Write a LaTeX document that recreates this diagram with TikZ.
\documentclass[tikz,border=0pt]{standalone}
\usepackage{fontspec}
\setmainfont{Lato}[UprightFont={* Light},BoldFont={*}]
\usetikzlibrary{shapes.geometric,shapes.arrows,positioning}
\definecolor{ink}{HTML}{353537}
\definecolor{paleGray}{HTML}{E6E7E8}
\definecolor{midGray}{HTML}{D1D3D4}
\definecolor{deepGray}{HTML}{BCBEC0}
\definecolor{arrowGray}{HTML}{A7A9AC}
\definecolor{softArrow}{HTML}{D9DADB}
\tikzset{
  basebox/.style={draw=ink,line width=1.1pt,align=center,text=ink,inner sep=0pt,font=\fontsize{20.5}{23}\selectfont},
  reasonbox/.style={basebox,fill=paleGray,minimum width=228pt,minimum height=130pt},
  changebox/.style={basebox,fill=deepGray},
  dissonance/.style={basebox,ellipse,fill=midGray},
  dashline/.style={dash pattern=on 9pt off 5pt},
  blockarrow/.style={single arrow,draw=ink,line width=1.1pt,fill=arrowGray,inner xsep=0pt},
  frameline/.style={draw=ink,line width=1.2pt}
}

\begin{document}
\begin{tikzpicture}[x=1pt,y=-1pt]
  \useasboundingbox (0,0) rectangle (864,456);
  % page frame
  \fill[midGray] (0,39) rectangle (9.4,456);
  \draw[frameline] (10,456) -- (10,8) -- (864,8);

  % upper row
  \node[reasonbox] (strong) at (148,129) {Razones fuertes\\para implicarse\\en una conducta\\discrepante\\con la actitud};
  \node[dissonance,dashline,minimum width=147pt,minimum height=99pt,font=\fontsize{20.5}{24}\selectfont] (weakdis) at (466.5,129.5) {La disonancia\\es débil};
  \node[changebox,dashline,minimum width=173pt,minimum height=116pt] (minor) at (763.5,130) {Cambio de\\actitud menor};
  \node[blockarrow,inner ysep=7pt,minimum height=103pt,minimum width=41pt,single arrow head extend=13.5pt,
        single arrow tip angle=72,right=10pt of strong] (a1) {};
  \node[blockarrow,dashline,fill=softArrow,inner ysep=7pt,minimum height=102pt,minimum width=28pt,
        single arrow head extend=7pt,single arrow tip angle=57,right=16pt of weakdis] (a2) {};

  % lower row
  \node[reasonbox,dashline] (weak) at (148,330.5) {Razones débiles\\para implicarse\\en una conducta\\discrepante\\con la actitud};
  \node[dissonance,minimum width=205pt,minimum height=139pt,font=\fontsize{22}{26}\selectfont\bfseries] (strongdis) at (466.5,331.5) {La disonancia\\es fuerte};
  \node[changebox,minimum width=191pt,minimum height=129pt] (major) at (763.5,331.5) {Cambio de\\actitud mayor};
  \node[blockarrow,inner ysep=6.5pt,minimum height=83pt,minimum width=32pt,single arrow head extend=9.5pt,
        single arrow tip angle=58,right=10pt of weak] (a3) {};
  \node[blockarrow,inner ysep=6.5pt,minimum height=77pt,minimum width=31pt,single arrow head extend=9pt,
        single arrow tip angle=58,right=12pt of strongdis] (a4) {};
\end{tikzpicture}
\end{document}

──────────

Nothing should be left out: repeat all of the data exactly.

Write a LaTeX document that recreates this diagram with TikZ.
\documentclass[tikz,border=0pt]{standalone}
\usepackage{fontspec}
\setmainfont{Lato}[UprightFont={* Light},BoldFont={*}]
\usetikzlibrary{shapes.geometric,shapes.arrows,positioning}
\definecolor{ink}{HTML}{353537}
\definecolor{paleGray}{HTML}{E6E7E8}
\definecolor{midGray}{HTML}{D1D3D4}
\definecolor{deepGray}{HTML}{BCBEC0}
\definecolor{arrowGray}{HTML}{A7A9AC}
\definecolor{softArrow}{HTML}{D9DADB}
\tikzset{
  basebox/.style={draw=ink,line width=1.1pt,align=center,text=ink,inner sep=0pt,font=\fontsize{20.5}{23}\selectfont},
  reasonbox/.style={basebox,fill=paleGray,minimum width=228pt,minimum height=130pt},
  changebox/.style={basebox,fill=deepGray},
  dissonance/.style={basebox,ellipse,fill=midGray},
  dashline/.style={dash pattern=on 9pt off 5pt},
  blockarrow/.style={single arrow,draw=ink,line width=1.1pt,fill=arrowGray,inner xsep=0pt},
  frameline/.style={draw=ink,line width=1.2pt}
}

\begin{document}
\begin{tikzpicture}[x=1pt,y=-1pt]
  \useasboundingbox (0,0) rectangle (864,456);
  % page frame
  \fill[midGray] (0,39) rectangle (9.4,456);
  \draw[frameline] (10,456) -- (10,8) -- (864,8);

  % upper row
  \node[reasonbox] (strong) at (148,129) {Razones fuertes\\para implicarse\\en una conducta\\discrepante\\con la actitud};
  \node[dissonance,dashline,minimum width=147pt,minimum height=99pt,font=\fontsize{20.5}{24}\selectfont] (weakdis) at (466.5,129.5) {La disonancia\\es débil};
  \node[changebox,dashline,minimum width=173pt,minimum height=116pt] (minor) at (763.5,130) {Cambio de\\actitud menor};
  \node[blockarrow,inner ysep=7pt,minimum height=103pt,minimum width=41pt,single arrow head extend=13.5pt,
        single arrow tip angle=72,right=10pt of strong] (a1) {};
  \node[blockarrow,dashline,fill=softArrow,inner ysep=7pt,minimum height=102pt,minimum width=28pt,
        single arrow head extend=7pt,single arrow tip angle=57,right=16pt of weakdis] (a2) {};

  % lower row
  \node[reasonbox,dashline] (weak) at (148,330.5) {Razones débiles\\para implicarse\\en una conducta\\discrepante\\con la actitud};
  \node[dissonance,minimum width=205pt,minimum height=139pt,font=\fontsize{22}{26}\selectfont\bfseries] (strongdis) at (466.5,331.5) {La disonancia\\es fuerte};
  \node[changebox,minimum width=191pt,minimum height=129pt] (major) at (763.5,331.5) {Cambio de\\actitud mayor};
  \node[blockarrow,inner ysep=6.5pt,minimum height=83pt,minimum width=32pt,single arrow head extend=9.5pt,
        single arrow tip angle=58,right=10pt of weak] (a3) {};
  \node[blockarrow,inner ysep=6.5pt,minimum height=77pt,minimum width=31pt,single arrow head extend=9pt,
        single arrow tip angle=58,right=12pt of strongdis] (a4) {};
\end{tikzpicture}
\end{document}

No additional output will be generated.